写真:花井智子

 「会社にお金がないんです」

 2011年、レラカムイ北海道は旧日本リーグから除名された。

 その後、自らが一般社団法人を設立、同時に新チーム・レバンガ北海道を創設して国内プロ団体球技では異例の選手兼代表となったのが折茂武彦だ。

 選手として29年、昨年(2020年)5月に引退するまで10000得点という前人未踏の記録を打ち立てた男であり、2億円を超える借金をしてまで北海道の地にバスケットボールクラブを残した男でもある。

 そんな折茂が記した話題の書『99%が後悔でも。』より、選手兼社長としての苦悩を綴った哲学を全4回で紹介する、第4回。(JBpress)

「勝者のメンタリティ」と誤算

 弱小チームを日本一、常勝軍団にした。

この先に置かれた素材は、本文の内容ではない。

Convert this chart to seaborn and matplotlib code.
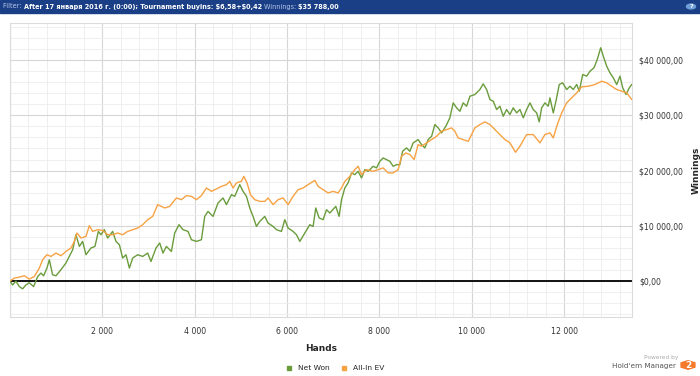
import seaborn as sns
import matplotlib.pyplot as plt
import matplotlib.ticker as mticker
from matplotlib.lines import Line2D
from matplotlib.patches import RegularPolygon
import pandas as pd

# Net Won curve (hands, $)
net_hands = [0, 56, 128, 202, 273, 345, 418, 511, 598, 670, 728, 800, 852, 923, 995,
             1103, 1211, 1285, 1357, 1428, 1502, 1573, 1645, 1753, 1840, 1913, 1970, 2043,
             2115, 2223, 2295, 2369, 2440, 2512, 2585, 2657, 2765, 2873, 2982, 3053, 3162,
             3242, 3313, 3387, 3495, 3567, 3660, 3747, 3855, 3929, 4037, 4145, 4217, 4289,
             4397, 4505, 4614, 4687, 4796, 4867, 4975, 5047, 5121, 5192, 5264, 5337, 5409,
             5517, 5589, 5697, 5771, 5879, 5951, 6022, 6130, 6204, 6276, 6384, 6492, 6564,
             6622, 6694, 6781, 6854, 6926, 7056, 7127, 7179, 7251, 7322, 7396, 7467, 7539,
             7613, 7684, 7756, 7864, 7938, 8009, 8081, 8154, 8226, 8297, 8371, 8443, 8501,
             8588, 8659, 8731, 8839, 8913, 8984, 9056, 9130, 9201, 9273, 9346, 9439, 9526,
             9598, 9671, 9743, 9814, 9888, 9960, 10068, 10176, 10248, 10322, 10393, 10465,
             10538, 10610, 10681, 10755, 10826, 10898, 10972, 11043, 11115, 11188, 11260,
             11331, 11405, 11461, 11513, 11585, 11656, 11693, 11765, 11823, 11895, 11968,
             12055, 12127, 12198, 12272, 12328, 12402, 12489, 12560, 12647, 12718, 12792,
             12848, 12922, 12993, 13065, 13139, 13210, 13269, 13340, 13412, 13464]
net_won = [0, -700, 0, -1000, -1400, -700, -300, -1000, 800, 1450, 950, 2350, 3860, 1140, 960,
           2050, 3260, 4460, 5670, 8390, 6270, 7180, 4770, 5980, 6270, 8990, 8390, 9300,
           7790, 8990, 7180, 6580, 4170, 4770, 2350, 4170, 4770, 4460, 5070, 3550, 5980,
           6890, 5070, 6270, 5360, 8700, 10200, 9300, 8990, 7480, 7180, 7480, 11700, 12610,
           11700, 14130, 15040, 13830, 15640, 15330, 17450, 16240, 15330, 13230, 11700, 9890, 10800,
           11700, 10500, 9890, 9300, 8990, 11110, 9600, 8990, 8390, 7180, 8700, 10200, 9890,
           13230, 11420, 11110, 12920, 12320, 13520, 11700, 14730, 16850, 17760, 19570, 19260, 19860,
           18660, 20170, 19860, 20770, 20480, 21670, 22290, 21980, 21670, 20770, 21070, 21070, 23480,
           24100, 23480, 25010, 25600, 24700, 24100, 25600, 26200, 28320, 27720, 26820, 28020, 29540,
           32250, 31350, 30730, 32250, 31640, 33450, 33760, 34660, 35690, 34660, 32850, 32540,
           31040, 31640, 29830, 31040, 30130, 31350, 30440, 31040, 29540, 31040, 32250,
           31040, 30440, 28810, 31350, 32250, 31640, 33160, 30440, 32540, 35570, 35880,
           34660, 35260, 34660, 35570, 34360, 37380, 37080, 37980, 38600, 40100, 42220,
           40700, 38890, 37690, 36780, 35570, 37080, 34970, 33760, 34970, 35570]

# All-In EV curve (hands, $)
ev_hands = [0, 93, 202, 310, 418, 527, 635, 706, 800, 886, 995, 1103, 1211, 1320, 1393,
            1450, 1536, 1645, 1718, 1790, 1898, 2007, 2115, 2223, 2332, 2440, 2548, 2657,
            2765, 2873, 2982, 3090, 3198, 3307, 3350, 3458, 3604, 3712, 3820, 3929, 4037,
            4145, 4254, 4362, 4470, 4579, 4687, 4759, 4830, 4904, 5012, 5062, 5134, 5207,
            5300, 5409, 5517, 5589, 5697, 5805, 5914, 6022, 6130, 6239, 6347, 6455, 6601,
            6672, 6781, 6889, 6997, 7106, 7179, 7251, 7359, 7467, 7539, 7613, 7721, 7864,
            7972, 8081, 8189, 8297, 8406, 8479, 8573, 8659, 8752, 8839, 8913, 9021, 9130,
            9238, 9346, 9455, 9563, 9634, 9706, 9814, 9923, 9996, 10068, 10176, 10285,
            10393, 10501, 10610, 10718, 10826, 10948, 11043, 11188, 11331, 11476, 11585,
            11693, 11765, 11852, 11948, 12055, 12163, 12272, 12380, 12524, 12669, 12814,
            12922, 13030, 13139, 13247, 13356, 13464]
allin_ev = [0, 540, 720, 960, 360, 830, 2350, 3860, 4770, 4460, 5070, 4580, 5360, 5980, 7180,
            8700, 7790, 8080, 10020, 8990, 9300, 9170, 8390, 8390, 8700, 8390, 8990, 9300,
            9600, 10200, 11110, 11700, 13830, 13400, 13230, 13520, 15040, 14730, 15460, 15330, 14730,
            15460, 16850, 16240, 16670, 17140, 17450, 18050, 16850, 17760, 18050, 18950, 17760, 15640,
            14730, 14420, 14420, 15040, 13830, 14730, 15040, 13830, 15330, 16540, 16850, 17450, 18230,
            17140, 16540, 15950, 16240, 15950, 16850, 18050, 18950, 20170, 20770, 19260, 20170, 19860,
            20170, 20480, 19570, 19570, 20170, 22580, 23190, 22890, 21980, 24700, 24400, 25010, 25600,
            26200, 27110, 27420, 27720, 27110, 25910, 25600, 25290, 26510, 27720, 28320, 28810,
            28320, 27420, 26510, 25600, 25010, 23300, 24400, 26510, 26510, 25010, 26510,
            26820, 25910, 28320, 30440, 32250, 33160, 34070, 35150, 35260, 35570, 36170,
            35880, 35260, 34660, 34360, 34070, 32850]

series_names = ['Net Won', 'All-In EV']
series_colors = ['#6a9c3c', '#f7a243']

df = pd.concat([
    pd.DataFrame({'Hands': net_hands, 'Winnings': net_won, 'Series': series_names[0]}),
    pd.DataFrame({'Hands': ev_hands, 'Winnings': allin_ev, 'Series': series_names[1]}),
])

sns.set_style('white')
plt.rcParams['font.family'] = ['DejaVu Sans']

fig = plt.figure(figsize=(7, 3.76), dpi=100)
ax = fig.add_axes([10 / 700, 59 / 376, 622 / 700, 294 / 376])

# grid first so lines sit above it
ax.xaxis.set_major_locator(mticker.MultipleLocator(2000))
ax.xaxis.set_minor_locator(mticker.MultipleLocator(400))
ax.yaxis.set_major_locator(mticker.MultipleLocator(10000))
ax.yaxis.set_minor_locator(mticker.MultipleLocator(2000))
ax.grid(which='major', color='#d6d6d6', lw=0.8)
ax.grid(which='minor', color='#ececec', lw=0.6)
ax.set_axisbelow(True)

ax.axhline(0, color='#111111', lw=1.4, zorder=2)
sns.lineplot(data=df, x='Hands', y='Winnings', hue='Series', hue_order=series_names,
             palette=series_colors, estimator=None, sort=False, lw=1.0, legend=False,
             ax=ax, zorder=3)

ax.set_xlim(0, 13470)
ax.set_ylim(-6500, 46700)

for s in ax.spines.values():
    s.set_color('#dcdcdc')
    s.set_linewidth(0.8)

ax.yaxis.tick_right()
ax.yaxis.set_label_position('right')
ax.yaxis.set_major_formatter(mticker.FuncFormatter(
    lambda v, p: '$' + f'{v:,.2f}'.replace(',', ' ').replace('.', ',')))
ax.xaxis.set_major_formatter(mticker.FuncFormatter(
    lambda v, p: '' if v == 0 else f'{v:,.0f}'.replace(',', ' ')))
ax.tick_params(which='both', length=0, labelsize=5.6, colors='#333333')
ax.tick_params(axis='x', pad=7)
ax.tick_params(axis='y', pad=5)
ax.set_xlabel('Hands', fontsize=6.5, fontweight='bold', labelpad=6)
ax.set_ylabel('Winnings', fontsize=6.5, fontweight='bold', labelpad=6)

# header bar
fig.patches.append(plt.Rectangle((0, 1 - 13 / 376), 1, 13 / 376, transform=fig.transFigure,
                                 color='#1b3f86', zorder=0))
hy = 1 - 6.5 / 376
parts = [('Filter: ', 'normal', '#b8c8e8'),
         (r'After 17 января 2016 г. (0:00); Tournament buyins: \$6,58+\$0,42 ', 'bold', 'white'),
         ('Winnings: ', 'normal', '#b8c8e8'),
         (r'\$35 788,00', 'bold', 'white')]
x0 = 3 / 700
fig.canvas.draw()
r = fig.canvas.get_renderer()
for txt, w, c in parts:
    t = fig.text(x0, hy, txt, fontsize=4.7, fontweight=w, color=c, va='center', ha='left')
    bb = t.get_window_extent(renderer=r)
    x0 += bb.width / 700
fig.patches.append(plt.Circle((691 / 700, hy), 4.5 / 700, transform=fig.transFigure,
                              color='#6f9fd8', zorder=1))
fig.text(691 / 700, hy, '?', fontsize=4.5, color='white', fontweight='bold',
         ha='center', va='center')

# legend
handles = [Line2D([], [], marker='s', ls='', color=c, markersize=3) for c in series_colors]
fig.legend(handles, series_names, loc='center', bbox_to_anchor=(333 / 700, 1 - 368 / 376),
           ncol=2, frameon=False, fontsize=5.4, handletextpad=0.2, columnspacing=1.0)

# branding
fig.text(678 / 700, 1 - 357 / 376, 'Powered by', fontsize=4.2, color='#aaaaaa', ha='right', va='center')
fig.text(676 / 700, 1 - 366 / 376, "Hold'em Manager", fontsize=5.2, color='#555555', ha='right', va='center')
fig.patches.append(RegularPolygon((688 / 700, 1 - 365 / 376), 6, radius=8 / 700,
                                  transform=fig.transFigure, color='#f47a2a'))
fig.text(688 / 700, 1 - 365 / 376, '2', fontsize=6.5, color='white', fontweight='bold',
         ha='center', va='center')

fig.savefig('out.png', dpi=100)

そんな経験を持った上で、それでも難しかったのがレラカムイ北海道の時代だ。

 レラカムイに来て2年、最下位とそのひとつ上の7位と振るわない成績。

 選手層の薄さは、間違いなく大きな課題だったし、初めてチームメイトと会った瞬間からどこか自信のなさがうかがえた。

 「勝者のメンタリティ」が感じられなかった。

 わたしは、1シーズン目が終わったタイミングで、トヨタ自動車のときのようにまず「人」を集めようとした。

 具体的に言えば、「日本人ビッグマン」――つまり、背が大きくて、攻守においてパワーのあるプレーができる、パワーフォワードやセンターフォワードの選手の獲得だ。

 JBLは、このシーズンから、外国籍選手が常に2人コートに立てる「オン・ザ・コート2」から、常時1人の「オン・ザ・コート1」にルールを変えた。

 これにより、日本人ビッグマンの重要性が増していたというのも理由のひとつだった。

 パワーフォワードとセンターフォワードの2人を外国人選手に頼り切ってきたレラカムイにとって、このルール変更は大きな課題だった。

 多くの選手に声を掛けた。

 自腹になろうとも、北海道からどこでも行った。熱意を伝え、説得をし続けた。

 そうして、初期メンバーの13人のうちの約半数が入れ替わった。

 リーグで互角に戦う戦力になったはずだった。

 予想は大きく外れた。

 正直に言えば、経験したことがない状態。簡単に突破口が見当たらない。自分でも、どうすればいいかわからなかった。

 確かに戦力は整えたはずだ。

 この選手たちであれば、「勝者のメンタリティ」を獲得できる。チームの雰囲気だって決して悪くはない。試合が始まれば試合会場は満員である。そして8チーム中7位なのだ。

 問題はそれ以外にも起き始めていた。

 わたしの「2年契約」が終わり、新たな契約を結ぶ必要があった。北海道を出るつもりはなかった。

 「勝てないのにつめかけてくれるブースター」や「北海道」に、いままでにない愛着と恩返しの気持ちがある。返すまではやめられない。

 チームは低迷していたものの、わたしのスタッツは悪くなかった。このとき39歳。全35試合に出場し、プレータイムは平均34分。平均得点は13.7。ポジション別でもっともレギュラーシーズンに活躍した選手に贈られる「ベストファイブ」(優秀選手賞の位置づけだ)にも、5年ぶりに選ばれていた。 

 しかし、提示された年俸は、大幅なダウンだった。